Sources say Kennedy’s role will continue to evolve to give him more responsibilities on the competition and business side, including having him become a key liaison between the sanctioning body and team principals.
Every now and then, Kennedy said, he allows himself to think about possibly running NASCAR one day. But he also noted that it’s been perhaps the busiest half year of his life, so he doesn’t think about it too much.
Business is constantly on the mind of Kennedy and his family, especially during the challenges of the past year.

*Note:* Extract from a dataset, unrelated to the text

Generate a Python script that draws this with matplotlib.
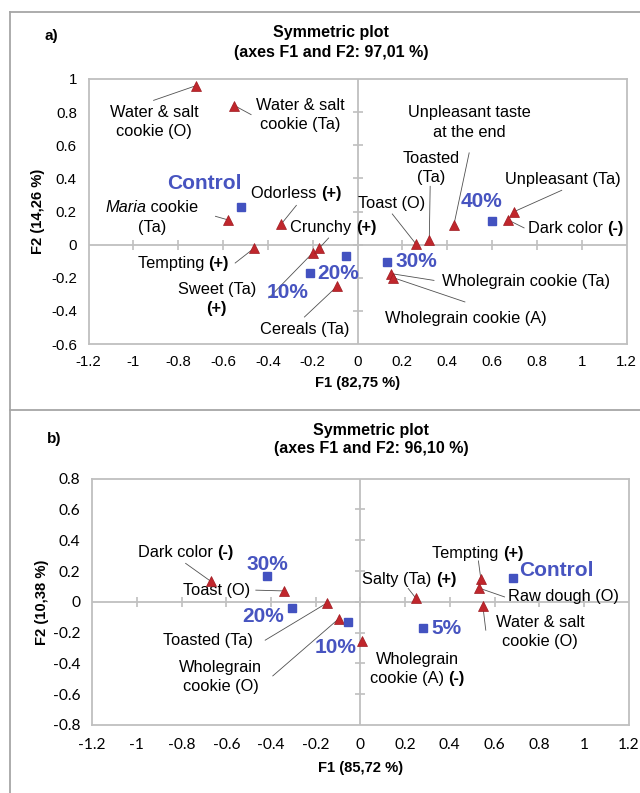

Kennedy acknowledges the family rule during meals has shifted a bit. When he and his mother are out with friends, they try to be more balanced and talk about various aspects of their lives, but during the private family meals the conversations have focused on business, such as the recent lunch when they discussed the 2022 schedule.
For the young Kennedy, it all goes back to learning and absorbing as much as he can on the family business and drawing on his mother’s leadership and management advice from her years in motorsports, which included serving as CEO of ISC.
“She has a ton of experience working on the track side of the business over the years, so it’s good to have her as a resource and sounding board when contemplating some of our potential changes,” Kennedy said. “We also spend a good amount of time talking about One Daytona and real estate opportunities. That is a common interest that we have in land development and, in particular, how we can continue to help grow the Daytona area.”
Such is life for America’s first family of racing.